Japanese troops storm into the outskirts of the city of Changsha, capital of Hunan province, which was fought over three times between September 1939 and January 1942. The original Japanese offensive against the city employed 100,000 men but failed to hold Changsha. A second attack in September 1941 was reinforced by a further 20,000 Japanese troops but again was pushed back after heavy fighting. A few months later a final offensive was launched but again after yet another battle for the city the Japanese withdrew their forces.
Nationalist troops remove bodies from one of the underground air raid shelters built for the population of Chungking in 1942. A direct hit on any of the manmade shelters or caves used as makeshift shelters resulted in horrendous casualties. Life in the wartime capital of Nationalist China was tough, especially for the poor who had to rely on what was provided by the government. The richer citizens of Chungking had their own private shelters built for them in the grounds of their houses.
A young female volunteer of the Nationalists Women’s Volunteer Corps is seen on sentry duty in Chungking in 1941. Girl volunteers were raised to help the regular army defend the wartime capital from the Japanese. Many recruits came from amongst the ranks of the thousands of students who had escaped the Japanese occupation. The volunteers wore cotton dresses and either a cotton side cap or a broad-brimmed sun hat, as seen here.
Massed ranks of officer trainees at the Central Military Academy at Chengtu in Szechwan province parade for their commander in 1942. Although the Allies were training Chinese troops in India and western China, the Nationalists continued to run their own military academies as well. Most Nationalist officers came from the higher classes of Chinese society and these men have been issued with smart uniforms not available to the vast majority of troops.
The crew of a Nationalist gunboat operate their deck gun against Japanese aircraft in 1942. After the initial fighting in 1937–8, the remnants of the Chinese navy saw little service, largely because of the total Japanese air superiority. Any Nationalist vessels that took to sea would face air attack and most remained hidden in small harbours or sheltered up rivers in southern China until 1945. Starting the war with fifty-nine vessels, most of which were gunboats and other patrol boats, the navy had to be rebuilt after 1945.
Chinese women labourers work to fill craters left after a bombing raid on an airbase of the famous Flying Tigers American Volunteer Group in March 1942. Before December 1941 this Nationalist Air Force volunteer unit was made up of US pilots who flew 100 US-supplied P-40 fighters against the Japanese. After Pearl Harbor and the entry of the USA into the war against Japan, the Flying Tigers were absorbed into the US Fourteenth Army Air Corps.

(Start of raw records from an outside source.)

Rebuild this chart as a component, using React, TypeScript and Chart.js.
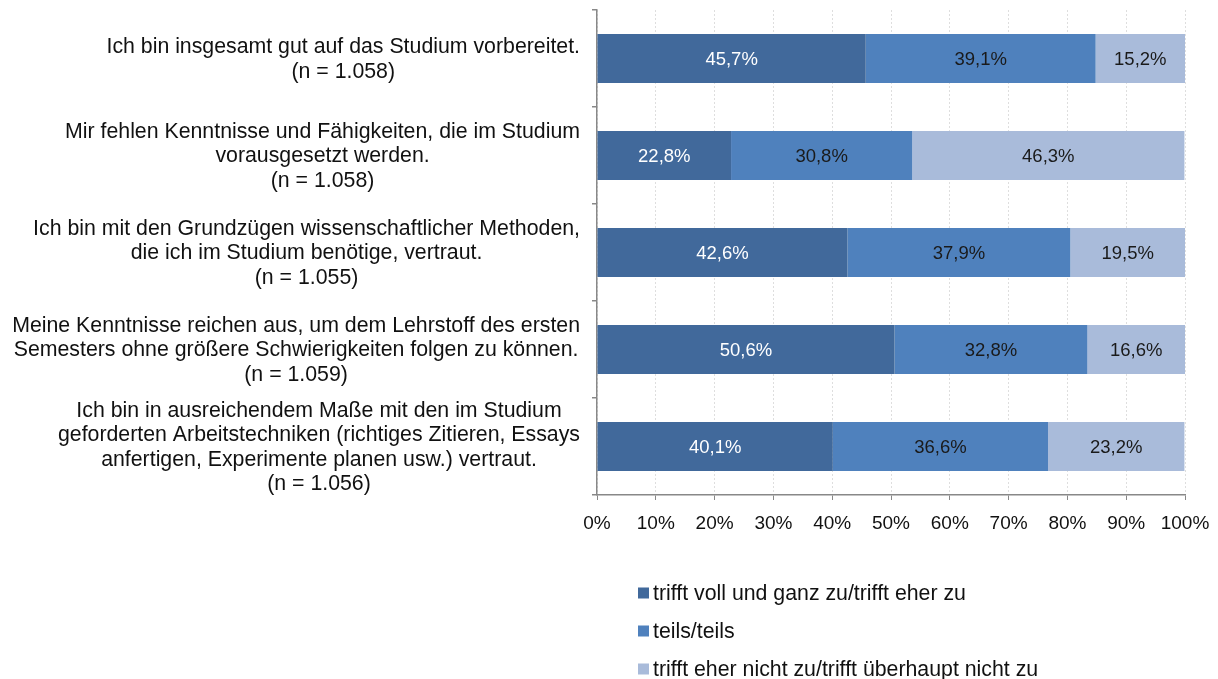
import { useEffect, useRef } from "react";
import { Chart, registerables } from "chart.js";
Chart.register(...registerables);

const categories: string[][] = [
  ["Ich bin insgesamt gut auf das Studium vorbereitet.", "(n = 1.058)"],
  ["Mir fehlen Kenntnisse und Fähigkeiten, die im Studium", "vorausgesetzt werden.", "(n = 1.058)"],
  ["Ich bin mit den Grundzügen wissenschaftlicher Methoden,", "die ich im Studium benötige, vertraut.", "(n = 1.055)"],
  ["Meine Kenntnisse reichen aus, um dem Lehrstoff des ersten", "Semesters ohne größere Schwierigkeiten folgen zu können.", "(n = 1.059)"],
  ["Ich bin in ausreichendem Maße mit den im Studium", "geforderten Arbeitstechniken (richtiges Zitieren, Essays", "anfertigen, Experimente planen usw.) vertraut.", "(n = 1.056)"],
];
const seriesNames = [
  "trifft voll und ganz zu/trifft eher zu",
  "teils/teils",
  "trifft eher nicht zu/trifft überhaupt nicht zu",
];
const fullyAgree = [45.7, 22.8, 42.6, 50.6, 40.1];
const partly = [39.1, 30.8, 37.9, 32.8, 36.6];
const disagree = [15.2, 46.3, 19.5, 16.6, 23.2];
const xTickValues = [0, 10, 20, 30, 40, 50, 60, 70, 80, 90, 100];

const COLORS = ["#41699b", "#4f81bd", "#a9bbda"];
const LABEL_COLORS = ["#ffffff", "#1a1a1a", "#1a1a1a"];
const FONT = "'Liberation Sans', Arial, sans-serif";
const FS = 18.5;
const CAT_FS = 21.3;

const fmt = (v: number) => v.toFixed(1).replace(".", ",") + "%";

const customPlugin = {
  id: "custom",
  afterDraw(chart: any) {
    const ctx = chart.ctx;
    const y = chart.scales.y;
    const area = chart.chartArea;
    ctx.save();
    ctx.textBaseline = "middle";
    // category labels
    ctx.font = `${CAT_FS}px ${FONT}`;
    ctx.fillStyle = "#111111";
    ctx.textAlign = "center";
    const right = area.left - 17;
    const lh = 24.5;
    categories.forEach((lines, i) => {
      const cy = y.getPixelForValue(i) + 1;
      const w = Math.max(...lines.map((l) => ctx.measureText(l).width));
      const cx = right - w / 2;
      lines.forEach((l, k) => {
        ctx.fillText(l, cx, cy + (k - (lines.length - 1) / 2) * lh);
      });
    });
    // data labels
    ctx.font = `${FS}px ${FONT}`;
    chart.data.datasets.forEach((ds: any, di: number) => {
      const meta = chart.getDatasetMeta(di);
      meta.data.forEach((bar: any, j: number) => {
        const v = ds.data[j];
        ctx.fillStyle = LABEL_COLORS[di];
        ctx.textAlign = "center";
        ctx.fillText(fmt(v), (bar.x + bar.base) / 2, bar.y + 1);
      });
    });
    // legend
    ctx.font = `${CAT_FS}px ${FONT}`;
    const lx = 638;
    chart.data.datasets.forEach((ds: any, di: number) => {
      const ly = area.bottom + 98 + di * 38;
      ctx.fillStyle = ds.backgroundColor;
      ctx.fillRect(lx, ly - 5.5, 11, 11);
      ctx.fillStyle = "#111111";
      ctx.textAlign = "left";
      ctx.fillText(ds.label, lx + 15, ly + 1);
    });
    ctx.restore();
  },
};

export default function App() {
  const ref = useRef<HTMLCanvasElement | null>(null);
  useEffect(() => {
    document.body.style.margin = "0";
    if (!ref.current) return;
    const chart = new Chart(ref.current, {
      type: "bar",
      data: {
        labels: categories,
        datasets: [fullyAgree, partly, disagree].map((d, i) => ({
          label: seriesNames[i],
          data: d,
          backgroundColor: COLORS[i],
          borderWidth: 0,
          categoryPercentage: 1,
          barPercentage: 0.505,
        })),
      },
      options: {
        indexAxis: "y",
        animation: false,
        responsive: true,
        maintainAspectRatio: false,
        layout: { padding: { top: 10, right: 33, bottom: 144, left: 0 } },
        plugins: { legend: { display: false }, tooltip: { enabled: false } },
        scales: {
          x: {
            stacked: true,
            min: 0,
            max: 100,
            afterBuildTicks: (scale: any) => {
              scale.ticks = xTickValues.map((v) => ({ value: v }));
            },
            afterFit: (scale: any) => {
              scale.height = 40;
              scale.paddingLeft = 0;
              scale.paddingRight = 0;
            },
            ticks: {
              callback: (v: any) => v + "%",
              color: "#111111",
              font: { family: FONT, size: 19 },
              padding: 12,
              maxRotation: 0,
            },
            grid: {
              color: "#dedede",
              tickColor: "#888888",
              tickLength: 5,
              lineWidth: 1,
            },
            border: { color: "#888888", width: 1.5, dash: [2, 2] },
          },
          y: {
            stacked: true,
            afterFit: (scale: any) => {
              scale.width = 597;
            },
            ticks: { display: false },
            grid: {
              display: true,
              drawOnChartArea: false,
              color: "#888888",
              tickColor: "#888888",
              tickLength: 5,
              lineWidth: 1.5,
              offset: true,
            },
            border: { color: "#888888", width: 1.5 },
          },
        },
      },
      plugins: [customPlugin],
    });
    return () => chart.destroy();
  }, []);
  return (
    <div style={{ width: 1218, height: 679, position: "relative" }}>
      <canvas ref={ref} />
    </div>
  );
}
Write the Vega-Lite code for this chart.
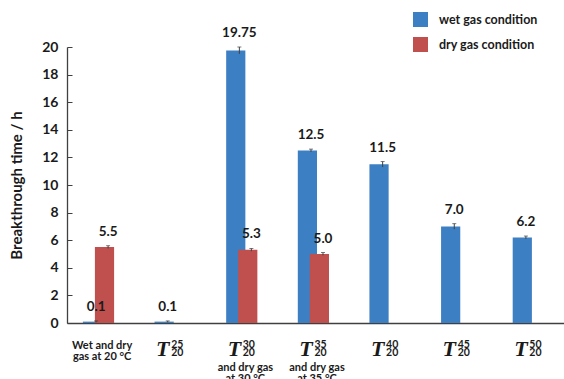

Many of the ‘maverick’ US pilots were unhappy about this forced conversion of the Tigers into a regular US unit.
Nationalist troops celebrate a rare victory against the Japanese at Changsha and show off their ‘war booty’ in 1942. The soldiers pose with the body of one of their dead foes at their feet and are festooned in Japanese helmets, gas masks, flags and rifles. This third battle for the city began in December 1941 and ended in mid-January 1942 with the Japanese being defeated.
A couple of Nationalist soldiers are pictured wearing captured Japanese M32 steel helmets and mock firing the Imperial army Model 10 grenade launcher after the battle for Changsha in 1942. Fortunately, both soldiers have been told that the small mortar is not meant to be fired resting on the knee. The grenade launcher for some reason was known as the ‘knee mortar’ but if used in this way would result in a broken or fractured leg at the very least.